Researchers found that the bright lights created by the facilities—brighter even than surrounding daylight—attracted insects. At Ivanpah, researchers found “hundreds upon hundreds” of dead butterflies, including already-stressed monarchs, some with singed wings. Birds came to feed on the insects, and bigger birds came to feed on the insect-eaters. When birds flew into the hottest areas, observers saw them emit streams of smoke from their feathers. On-the-ground staff found birds with their flight feathers burned away, some still alive but unable to fly. During their visit to Ivanpah, the report states, USFWS staff saw birds burn in midair “every two minutes.”

If that wasn’t bad enough, birds are dying in a completely different—but equally ugly—manner at other facilities.

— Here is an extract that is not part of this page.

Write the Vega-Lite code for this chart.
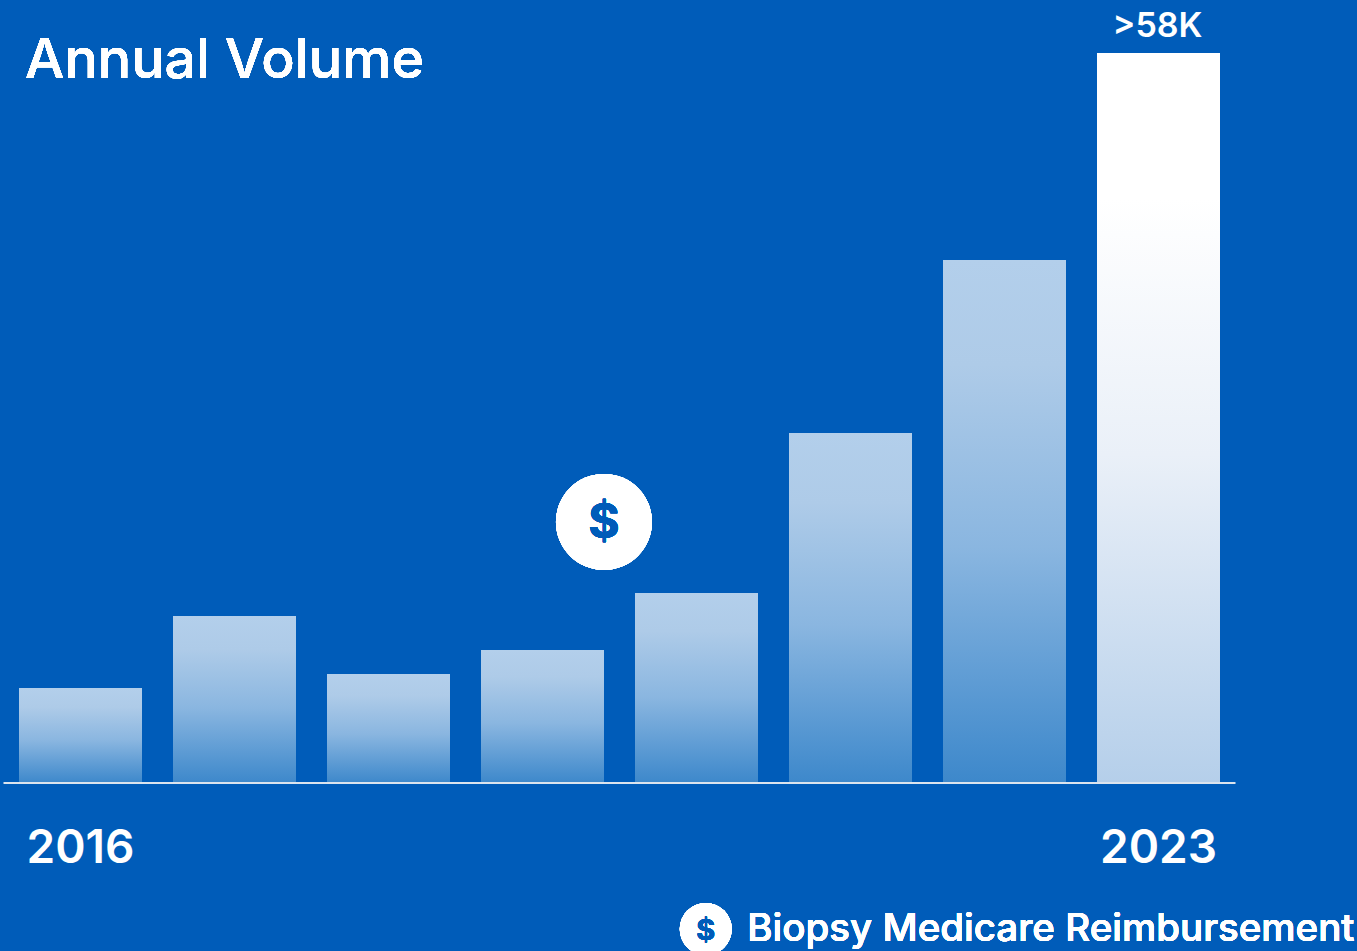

Researchers found an unusually high number of water birds dead at the Desert Sunlight facility. These birds, including grebes, herons, ducks, and even pelicans, died not from the heat but from blunt force trauma. The cause was clear, as stated in the report: “A desert environment punctuated by a large expanse of reflective, blue panels may be reminiscent of a large body of water.” These birds—tired from flying over the hot desert—home in on what looks like a calm lake but instead crash into hard panels. They either die instantly or, as researchers found, lie helpless for land-based predators. Grebes need to take flight from water, so being marooned on land makes them sitting ducks for predators, should they survive the impact of landing on the panels or desert floor.

The report’s authors offered some possible improvements, including adding striping to panels and spacing them farther apart to make them look less like lakes and turning off the solar towers during peak migration. But they don’t seem to put much faith in these fixes. Wildlife groups are challenging the environmental reviews of these projects, armed with new information about the impacts to birds, but have yet to achieve significant changes. With several more solar plants under construction, it seems that these facilities will keep their place alongside wind farms, buildings, outdoor housecats, habitat loss, and good old fashioned climate change as deadly human-caused obstacles in the path of a successful bird migration.

Put some seed in your feeders, would you? These guys need a break.